Naomi Trammel discusses the work hours and pay in the spinning room.
Naomi Trammel interviewed by Allen Tullos, Greenville, South Carolina, March 25, 1980. Interview # H-258 in the Southern Oral History Program Collection (#4007), Southern Historical Collection, Wilson Library, University of North Carolina at Chapel Hill.
Audio File:
Duration:
1:49
Transcript:
Audio Transcript
- Allen Tullos
- Well, what time of day would you get up to start work in the morning, when you were working there in the spinning room?
- Naomi Sizemore Trammel
- Well, we’d go early, I really don’t know what time it was. But, anyway, we’d have to go early, and we worked one hour longer than people do now, in the mill. I don’t know why, but they did. And it paid off in five dollar gold pieces.
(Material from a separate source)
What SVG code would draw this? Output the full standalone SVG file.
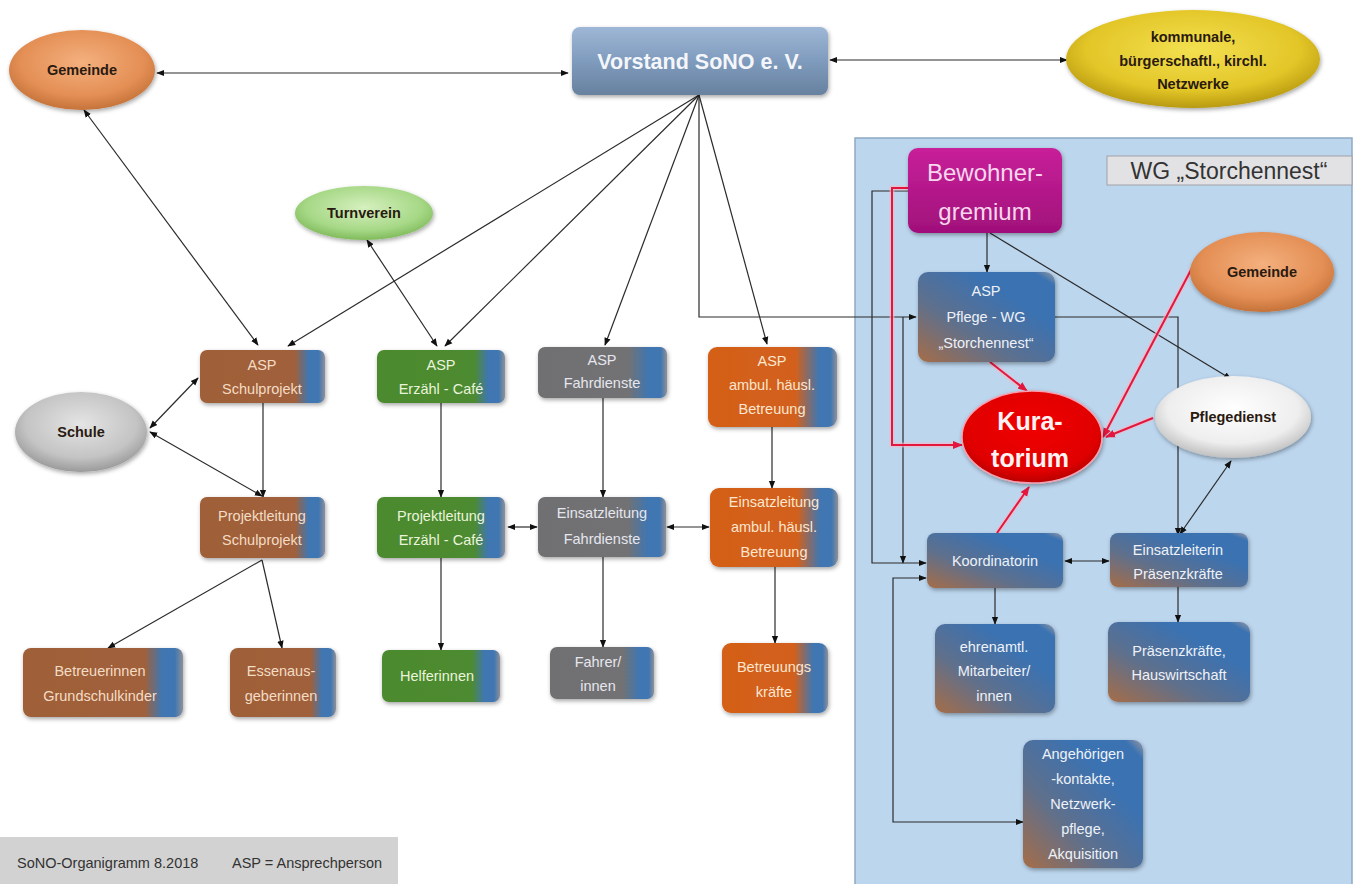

I told them I wished I’d had sense enough to save some of them. [laughter]
- Allen Tullos
- How often would you get paid?
- Naomi Sizemore Trammel
- Well, we’d have to work two weeks ‘fore we got our pay. And ’bout my highest bill was nine dollars. For two weeks! Worked in the cloth room sixty cents a day. It big money!
- Allen Tullos
- How long did you work in the spinning room there, when you first started?
- Naomi Sizemore Trammel
- I worked on up till I got grown, and then I went to the cloth room.
- Allen Tullos
- This was all at the Victor Mill?
- Naomi Sizemore Trammel
- Victor Mill, that’s all at Victor Mill. That’s where I went, you know, when Pa and Ma died.
- Allen Tullos
- Well, when you were on your job in the spinning room when you were just starting out, did someone teach you.
- Naomi Sizemore Trammel
- Oh, yeah, they had to show us how, ’cause I’d never been in a mill. They had to learn us. But didn’t take me long to learn.
- Allen Tullos
- Who taught you?
- Naomi Sizemore Trammel
- Just some of them would be a spinner, you know, they’d put us with one of the spinners and they’d show us how. That’s all they had to do.
- Allen Tullos
- Was it mostly girls or women?
- Naomi Sizemore Trammel
- Yeah, they girls, mostly. No, it mostly children. I mean, big enough to spin. It was easy to learn, all we had to do just put that bobbin in there, and put it up.